The HKS one has 150 psi so a slight increase, however their website claims that their catalyzers have "high purification performance" - so something to look forward to, if true.  And if for some reason the HKS fails or dies in the future, at least its replacement cost is not as much as the Apex'i.

From: http://car.indac.jp/product_shousai.asp?hin=10123126012

In any case, as Mine's has the car for a few more days,  I've decided to ask them to do a full check of the car, in order to see if there are any other parts that could be suspect.  I'll post what (if anything) they find.  Hopefully this whole incident was just a wake up call for me to pay more attention to my car!

Stay tuned...

Sunday, November 2, 2014

Flash Back Post - Aluminum Pedals

Since I haven't heard anything from Mine's since my last post, I've been trying to clean up parts of this blog.  For example, I updated my Spec List page and realized that I had made some mods, and even took photos, but had forgotten to post when I did those mods!

So, time to post and get those photos up. First up - aluminum pedals.  This I did back in April, 2010!

From a distance, the OEM pedals sure look boring and ugly:
But look closely... the "R" on the clutch and brake pedals

To be honest, I was hesitant to do this mod.

First, note how Nissan has actually inscribed the "R" on the pedals themselves. GT-R specific? Probably! But old and getting worn...

Second, aluminum isn't going to be very useful if the soles of my shoes are wet from rain.  Then, I realized that since I almost never drive in the rain, this should not be an issue.

Out of excuses, I went ahead and ordered a set from Nissan. Note in the photo below there are three "bush" - but if I recall correctly, only two were actually needed (I can't recall where I got the part number list.  Unfortunately, I also don't remember which one bush I didn't use, but as they are cheap parts, I would go ahead and order all 3 if you are going to do this mod, unless you have access to a proper parts list).

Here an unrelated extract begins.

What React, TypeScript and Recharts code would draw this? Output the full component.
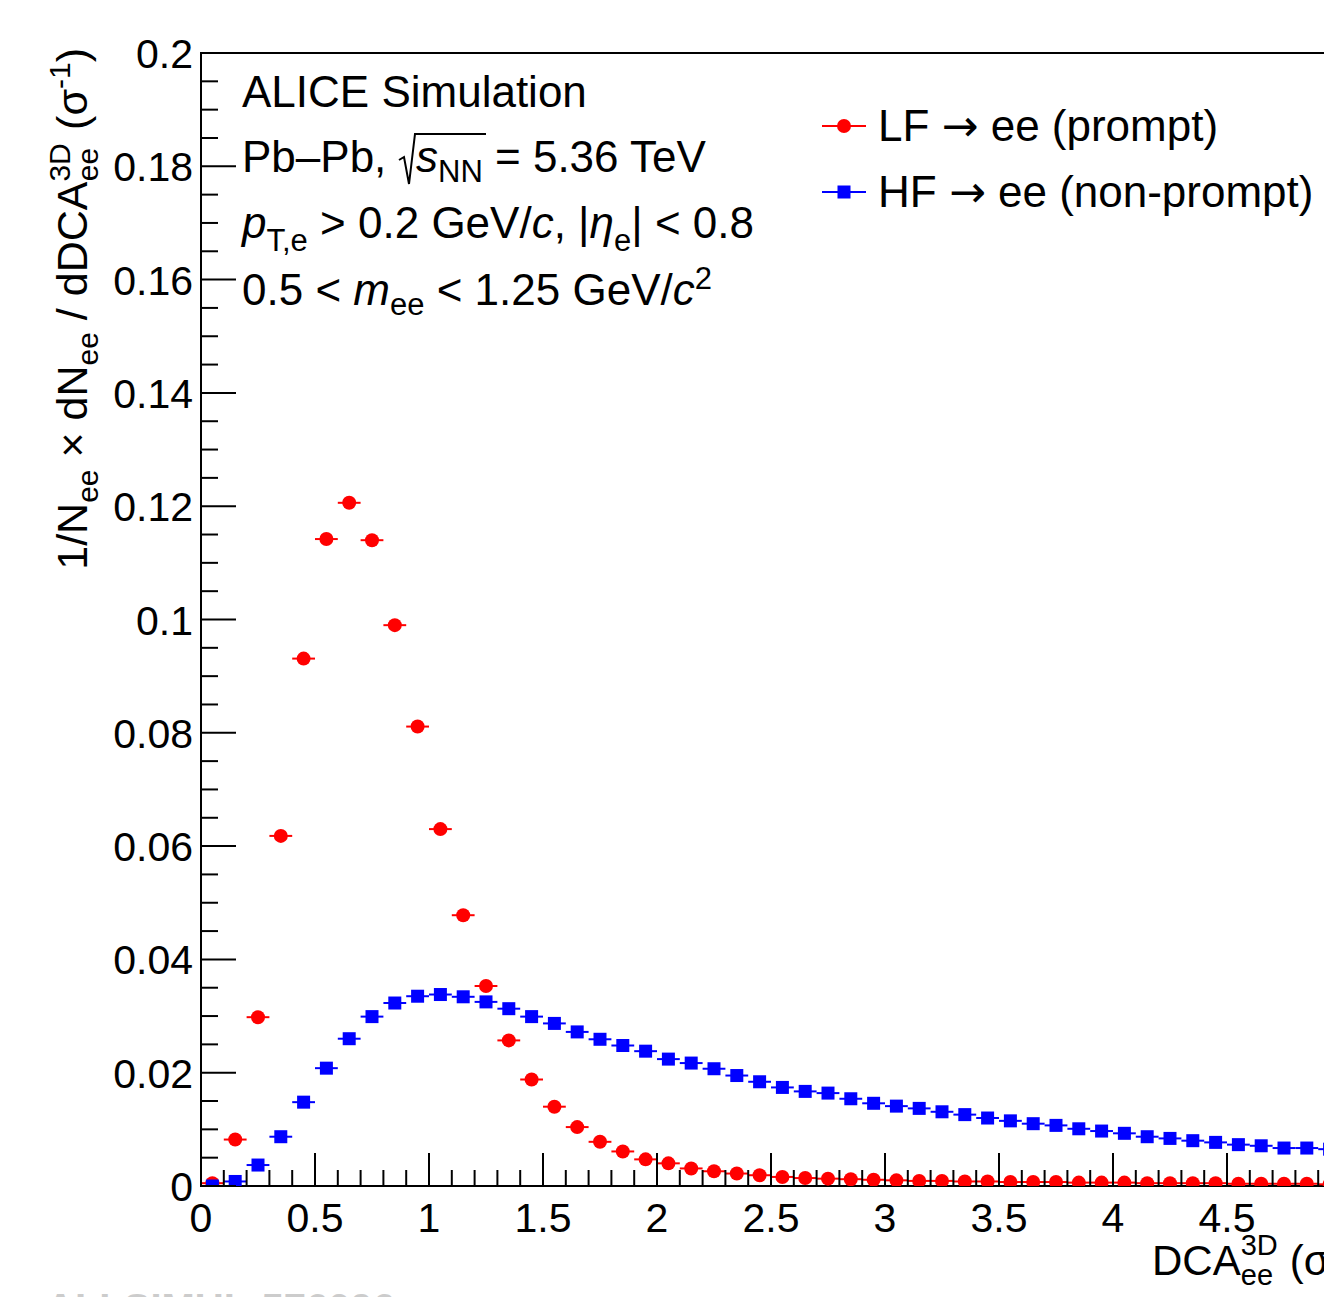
import React from "react";
import {
  ComposedChart, Scatter, XAxis, YAxis, ErrorBar, ReferenceArea,
} from "recharts";

// bin centres of DCA_ee^3D (sigma), bin width 0.1
const binCenters = [
  0.05, 0.15, 0.25, 0.35, 0.45, 0.55, 0.65, 0.75, 0.85, 0.95,
  1.05, 1.15, 1.25, 1.35, 1.45, 1.55, 1.65, 1.75, 1.85, 1.95,
  2.05, 2.15, 2.25, 2.35, 2.45, 2.55, 2.65, 2.75, 2.85, 2.95,
  3.05, 3.15, 3.25, 3.35, 3.45, 3.55, 3.65, 3.75, 3.85, 3.95,
  4.05, 4.15, 4.25, 4.35, 4.45, 4.55, 4.65, 4.75, 4.85, 4.95,
];

// LF -> ee (prompt)
const lfValues = [
  0.0005, 0.0082, 0.0298, 0.0618, 0.0931, 0.1142, 0.1206, 0.1140, 0.0990, 0.0811,
  0.0630, 0.0478, 0.0353, 0.0257, 0.0188, 0.0140, 0.0104, 0.0078, 0.0061, 0.0047,
  0.0040, 0.0031, 0.0026, 0.0022, 0.0019, 0.0016, 0.0014, 0.0013, 0.0012, 0.0011,
  0.0010, 0.0009, 0.0009, 0.0008, 0.0008, 0.0007, 0.0007, 0.0007, 0.0006, 0.0006,
  0.0006, 0.0005, 0.0005, 0.0005, 0.0005, 0.0004, 0.0004, 0.0004, 0.0004, 0.0003,
];

// HF -> ee (non-prompt)
const hfValues = [
  0.0000, 0.0008, 0.0037, 0.0087, 0.0148, 0.0208, 0.0260, 0.0299, 0.0323, 0.0335,
  0.0338, 0.0334, 0.0325, 0.0313, 0.0299, 0.0287, 0.0272, 0.0259, 0.0248, 0.0238,
  0.0224, 0.0217, 0.0207, 0.0195, 0.0184, 0.0174, 0.0167, 0.0164, 0.0154, 0.0146,
  0.0141, 0.0137, 0.0131, 0.0126, 0.0120, 0.0115, 0.0110, 0.0107, 0.0101, 0.0097,
  0.0093, 0.0087, 0.0084, 0.0080, 0.0077, 0.0073, 0.0071, 0.0067, 0.0067, 0.0065,
];

const halfBin = 0.05;

const xMajorTicks = [0, 0.5, 1, 1.5, 2, 2.5, 3, 3.5, 4, 4.5, 5];
const yMajorTicks = [0, 0.02, 0.04, 0.06, 0.08, 0.1, 0.12, 0.14, 0.16, 0.18, 0.2];

// minor ticks: 5 per x major division, 4 per y major division
const xTicks = Array.from({ length: 51 }, (_, i) => i / 10);
const yTicks = Array.from({ length: 41 }, (_, i) => Math.round(i * 5) / 1000);

const data = binCenters.map((x, i) => ({
  x, lf: lfValues[i], hf: hfValues[i], ex: halfBin,
}));

const FONT = "'Liberation Sans', Arial, Helvetica, sans-serif";
const ARROW_FONT = "'DejaVu Sans', sans-serif";
const PLOT_LEFT = 201;
const PLOT_BOTTOM = 1186;
const RED = "#ff0000";
const BLUE = "#0000ff";

const isMajor = (v: number, list: number[]) => list.some((m) => Math.abs(m - v) < 1e-9);

function XTick(props: any) {
  const { x, payload } = props;
  const v = payload.value;
  const major = isMajor(v, xMajorTicks);
  return (
    <g>
      <line x1={x} x2={x} y1={PLOT_BOTTOM} y2={PLOT_BOTTOM - (major ? 33 : 16)} stroke="#000" strokeWidth={2} />
      {major && (
        <text x={x} y={1232} textAnchor="middle" fontSize={41} fontFamily={FONT} fill="#000">
          {String(v)}
        </text>
      )}
    </g>
  );
}

function YTick(props: any) {
  const { y, payload } = props;
  const v = payload.value;
  const major = isMajor(v, yMajorTicks);
  return (
    <g>
      <line x1={PLOT_LEFT} x2={PLOT_LEFT + (major ? 35 : 17)} y1={y} y2={y} stroke="#000" strokeWidth={2} />
      {major && (
        <text x={193} y={y + 15} textAnchor="end" fontSize={41} fontFamily={FONT} fill="#000">
          {String(v)}
        </text>
      )}
    </g>
  );
}

const RedDot = (p: any) => <circle cx={p.cx} cy={p.cy} r={7} fill={RED} />;
const BlueSquare = (p: any) => <rect x={p.cx - 6.5} y={p.cy - 6.5} width={13} height={13} fill={BLUE} />;

function Overlay() {
  const t = { fontFamily: FONT, fontSize: 44, fill: "#000" } as const;
  const sub = 31;
  return (
    <svg width={1324} height={1297} style={{ position: "absolute", left: 0, top: 0, pointerEvents: "none" }}>
      {/* y axis title */}
      <text transform="translate(87,48) rotate(-90)" textAnchor="end" fontFamily={FONT} fontSize={43} fill="#000">
        1/N<tspan dy={11} fontSize={30}>ee</tspan>
        <tspan dy={-11}> × dN</tspan><tspan dy={11} fontSize={30}>ee</tspan>
        <tspan dy={-11}> / dDCA</tspan>
        <tspan dy={-17} fontSize={30}>3D</tspan>
        <tspan dx={-38} dy={28} fontSize={30}>ee</tspan>
        <tspan dx={6} dy={-11}> (σ</tspan>
        <tspan dy={-17} fontSize={30}>-1</tspan>
        <tspan dy={17}>)</tspan>
      </text>

      {/* x axis title */}
      <text x={1152} y={1275} fontFamily={FONT} fontSize={42} fill="#000">
        DCA<tspan dy={-20} fontSize={29}>3D</tspan>
        <tspan dx={-37} dy={30} fontSize={29}>ee</tspan>
        <tspan dx={5} dy={-10}> (σ)</tspan>
      </text>

      {/* annotations */}
      <text x={242} y={107} {...t}>ALICE Simulation</text>
      <text x={242} y={172} {...t}>
        Pb–Pb,
        <tspan x={416} fontStyle="italic">s</tspan>
        <tspan dy={10} fontSize={sub}>NN</tspan>
        <tspan dy={-10}> = 5.36 TeV</tspan>
      </text>
      <path d="M399,160 L404,157 L409,184 L415,134 L486,134" fill="none" stroke="#000" strokeWidth={2} />
      <text x={242} y={238} {...t}>
        <tspan fontStyle="italic">p</tspan>
        <tspan dy={13} fontSize={sub}>T,e</tspan>
        <tspan dy={-13}> &gt; 0.2 GeV/</tspan>
        <tspan fontStyle="italic">c</tspan>
        <tspan>, |</tspan>
        <tspan fontStyle="italic">η</tspan>
        <tspan dy={13} fontSize={sub}>e</tspan>
        <tspan dy={-13}>| &lt; 0.8</tspan>
      </text>
      <text x={242} y={305} {...t}>
        0.5 &lt; <tspan fontStyle="italic">m</tspan>
        <tspan dy={10} fontSize={sub}>ee</tspan>
        <tspan dy={-10}> &lt; 1.25 GeV/</tspan>
        <tspan fontStyle="italic">c</tspan>
        <tspan dy={-16} fontSize={sub}>2</tspan>
      </text>

      {/* legend */}
      <line x1={822} x2={866} y1={126} y2={126} stroke={RED} strokeWidth={2} />
      <circle cx={844} cy={126} r={7} fill={RED} />
      <text x={878} y={141} {...t}>
        LF <tspan fontFamily={ARROW_FONT}>→</tspan> ee (prompt)
      </text>
      <line x1={822} x2={866} y1={192} y2={192} stroke={BLUE} strokeWidth={2} />
      <rect x={837.5} y={185.5} width={13} height={13} fill={BLUE} />
      <text x={878} y={207} {...t}>
        HF <tspan fontFamily={ARROW_FONT}>→</tspan> ee (non-prompt)
      </text>

      {/* watermark, mostly below the page edge */}
      <text x={46} y={1322} fontFamily={FONT} fontSize={40} fontWeight="bold" fill="#cccccc">ALI-SIMUL-576096</text>
    </svg>
  );
}

export default function App() {
  return (
    <div style={{ position: "absolute", left: 0, top: 0, width: 1324, height: 1297, overflow: "hidden", background: "#fff" }}>
      <ComposedChart
        width={1400}
        height={1297}
        data={data}
        margin={{ top: 53, right: 59, bottom: 41, left: 0 }}
      >
        <XAxis
          type="number"
          dataKey="x"
          domain={[0, 5]}
          ticks={xTicks}
          interval={0}
          tick={<XTick />}
          tickLine={false}
          axisLine={false}
          height={70}
          allowDataOverflow
        />
        <YAxis
          type="number"
          domain={[0, 0.2]}
          ticks={yTicks}
          interval={0}
          tick={<YTick />}
          tickLine={false}
          axisLine={false}
          width={201}
          allowDataOverflow
        />
        <ReferenceArea x1={0} x2={5} y1={0} y2={0.2} fill="none" fillOpacity={0} stroke="#000" strokeWidth={2} />
        <Scatter dataKey="lf" shape={RedDot} isAnimationActive={false}>
          <ErrorBar dataKey="ex" direction="x" width={0} stroke={RED} strokeWidth={2} />
        </Scatter>
        <Scatter dataKey="hf" shape={BlueSquare} isAnimationActive={false}>
          <ErrorBar dataKey="ex" direction="x" width={0} stroke={BLUE} strokeWidth={2} />
        </Scatter>
      </ComposedChart>
      <Overlay />
    </div>
  );
}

These began appearing on the later model BNR34s
No instructions were included, but this can't be that hard. The foot rest was a simple bolt off and bolt on affair.

Next up was the gas pedal. Note the difficult part here was, getting that clip undone that holds the top part of the pedal. A small standard screwdriver is handy here.

holding the pedal upside down (narrow end on top)

The aluminum pedal - I can't recall exactly, but I seem to remember that you had to be careful to force the bottom piece (onto which the metal pedal arm hooks into) in. The top piece is self explanatory.
I don't know what that piece on the right is?? I think it wasn't needed.
Turned out that the brake and clutch pedal were the most difficult to get on. I ended up using a hair dryer to soften up the rubber, and then quickly stretch the rubber part on the back side of the pedal around the metal pedal arm portions.

Here is the aluminum pedal installed, from the back.

And finally, the end result:

Looks good! Yes, I lost the "R" factor, as these same pedals are now found throughout various Nissan vehicles. Still, I can't complain as they look good and I GUESS the small rubber sections on the left and right of the brake and clutch pedals act as anti-slip mechanisms for wet shoes.

Also, yes I have seen Nismo branded aluminum pedals, but was never sure if they were fake or not. So I stayed away from those, even though I'm pretty sure Nismo did at one time have such parts available.

In any case, this was one more small thing I did to help "modernize" the car - heck if Nissan installed these on the later model BNR34s, then of course they would have put these on the R33 GT-R had these parts been available back then, right?